### Set task
Restate the listing that follows word for word, without its pictures.

### Data segment
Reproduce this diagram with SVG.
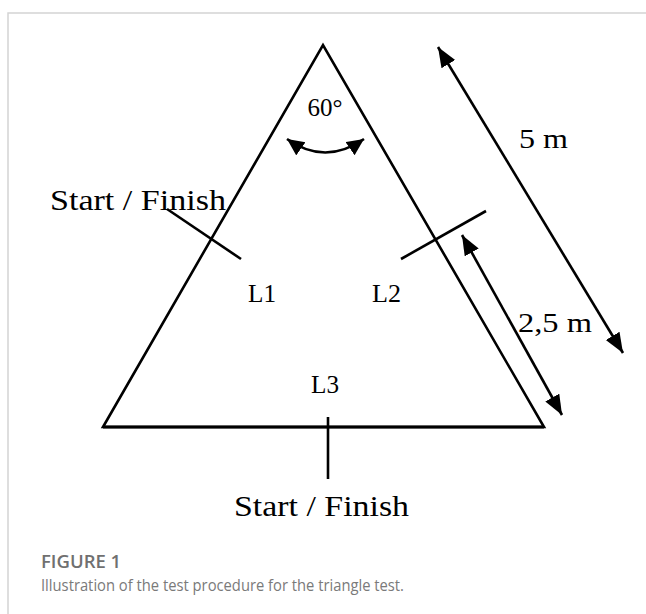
<svg xmlns="http://www.w3.org/2000/svg" width="646" height="614" viewBox="0 0 646 614">
<defs>
<style>
.ln{stroke:#000;stroke-width:2.6;fill:none}
.lbl{font-family:"Liberation Serif","Times New Roman",serif;fill:#000}
.cap{font-family:"Open Sans","Liberation Sans",sans-serif}
</style>
<marker id="ah" markerUnits="userSpaceOnUse" markerWidth="22" markerHeight="18" refX="20" refY="8" orient="auto-start-reverse">
<path d="M0,0 L20,8 L0,16 Z" fill="#000"/>
</marker>
<marker id="ahs" markerUnits="userSpaceOnUse" markerWidth="20" markerHeight="18" refX="17" refY="8" orient="auto-start-reverse">
<path d="M0,0 L17,8 L0,16 Z" fill="#000"/>
</marker>
</defs>
<rect width="646" height="614" fill="#fff"/>
<path d="M8,614 V13 H646" fill="none" stroke="#d4d4d4" stroke-width="1.5"/>

<g id="triangle">
<polygon points="103,427 323,45 544,427" class="ln"/>
<line x1="103" y1="427" x2="544" y2="427" stroke="#000" stroke-width="3"/>
</g>

<g id="angle">
<text class="lbl" x="325" y="116" font-size="25" text-anchor="middle">60°</text>
</g>

<g id="start-left">
<text class="lbl" x="50" y="210" font-size="30" textLength="176" lengthAdjust="spacingAndGlyphs">Start / Finish</text>
</g>
<g id="l1"><text class="lbl" x="248" y="302" font-size="26" textLength="28" lengthAdjust="spacingAndGlyphs">L1</text></g>
<g id="l2"><text class="lbl" x="372" y="302" font-size="26" textLength="29" lengthAdjust="spacingAndGlyphs">L2</text></g>
<g id="l3"><text class="lbl" x="311" y="393" font-size="26" textLength="28" lengthAdjust="spacingAndGlyphs">L3</text></g>
<g id="start-bottom">
<text class="lbl" x="234" y="516" font-size="30" textLength="175" lengthAdjust="spacingAndGlyphs">Start / Finish</text>
</g>
<g id="dist-5m">
<text class="lbl" x="519" y="148" font-size="27" textLength="49" lengthAdjust="spacingAndGlyphs">5 m</text>
</g>
<g id="dist-25m">
<text class="lbl" x="518" y="332" font-size="27" textLength="74" lengthAdjust="spacingAndGlyphs">2,5 m</text>
</g>

<g id="connectors">
<line x1="167" y1="209" x2="241" y2="259" class="ln"/>
<line x1="401" y1="259" x2="486" y2="211" class="ln"/>
<line x1="328" y1="417" x2="328" y2="479" class="ln"/>
<line x1="438" y1="47" x2="623" y2="353" class="ln" marker-start="url(#ah)" marker-end="url(#ah)"/>
<line x1="462" y1="235" x2="562" y2="415" class="ln" marker-start="url(#ah)" marker-end="url(#ah)"/>
<path d="M287,139 Q325,166 364,139" class="ln" marker-start="url(#ahs)" marker-end="url(#ahs)"/>
</g>

<g id="caption">
<text class="cap" x="41" y="568" font-size="18.5" font-weight="600" fill="#707070">FIGURE 1</text>
<text class="cap" x="41" y="591" font-size="17" fill="#7a7a7a" textLength="363" lengthAdjust="spacingAndGlyphs">Illustration of the test procedure for the triangle test.</text>
</g>
</svg>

### Task answer
Reproduce this diagram with SVG.
<svg xmlns="http://www.w3.org/2000/svg" width="646" height="614" viewBox="0 0 646 614">
<defs>
<style>
.ln{stroke:#000;stroke-width:2.6;fill:none}
.lbl{font-family:"Liberation Serif","Times New Roman",serif;fill:#000}
.cap{font-family:"Open Sans","Liberation Sans",sans-serif}
</style>
<marker id="ah" markerUnits="userSpaceOnUse" markerWidth="22" markerHeight="18" refX="20" refY="8" orient="auto-start-reverse">
<path d="M0,0 L20,8 L0,16 Z" fill="#000"/>
</marker>
<marker id="ahs" markerUnits="userSpaceOnUse" markerWidth="20" markerHeight="18" refX="17" refY="8" orient="auto-start-reverse">
<path d="M0,0 L17,8 L0,16 Z" fill="#000"/>
</marker>
</defs>
<rect width="646" height="614" fill="#fff"/>
<path d="M8,614 V13 H646" fill="none" stroke="#d4d4d4" stroke-width="1.5"/>

<g id="triangle">
<polygon points="103,427 323,45 544,427" class="ln"/>
<line x1="103" y1="427" x2="544" y2="427" stroke="#000" stroke-width="3"/>
</g>

<g id="angle">
<text class="lbl" x="325" y="116" font-size="25" text-anchor="middle">60°</text>
</g>

<g id="start-left">
<text class="lbl" x="50" y="210" font-size="30" textLength="176" lengthAdjust="spacingAndGlyphs">Start / Finish</text>
</g>
<g id="l1"><text class="lbl" x="248" y="302" font-size="26" textLength="28" lengthAdjust="spacingAndGlyphs">L1</text></g>
<g id="l2"><text class="lbl" x="372" y="302" font-size="26" textLength="29" lengthAdjust="spacingAndGlyphs">L2</text></g>
<g id="l3"><text class="lbl" x="311" y="393" font-size="26" textLength="28" lengthAdjust="spacingAndGlyphs">L3</text></g>
<g id="start-bottom">
<text class="lbl" x="234" y="516" font-size="30" textLength="175" lengthAdjust="spacingAndGlyphs">Start / Finish</text>
</g>
<g id="dist-5m">
<text class="lbl" x="519" y="148" font-size="27" textLength="49" lengthAdjust="spacingAndGlyphs">5 m</text>
</g>
<g id="dist-25m">
<text class="lbl" x="518" y="332" font-size="27" textLength="74" lengthAdjust="spacingAndGlyphs">2,5 m</text>
</g>

<g id="connectors">
<line x1="167" y1="209" x2="241" y2="259" class="ln"/>
<line x1="401" y1="259" x2="486" y2="211" class="ln"/>
<line x1="328" y1="417" x2="328" y2="479" class="ln"/>
<line x1="438" y1="47" x2="623" y2="353" class="ln" marker-start="url(#ah)" marker-end="url(#ah)"/>
<line x1="462" y1="235" x2="562" y2="415" class="ln" marker-start="url(#ah)" marker-end="url(#ah)"/>
<path d="M287,139 Q325,166 364,139" class="ln" marker-start="url(#ahs)" marker-end="url(#ahs)"/>
</g>

<g id="caption">
<text class="cap" x="41" y="568" font-size="18.5" font-weight="600" fill="#707070">FIGURE 1</text>
<text class="cap" x="41" y="591" font-size="17" fill="#7a7a7a" textLength="363" lengthAdjust="spacingAndGlyphs">Illustration of the test procedure for the triangle test.</text>
</g>
</svg>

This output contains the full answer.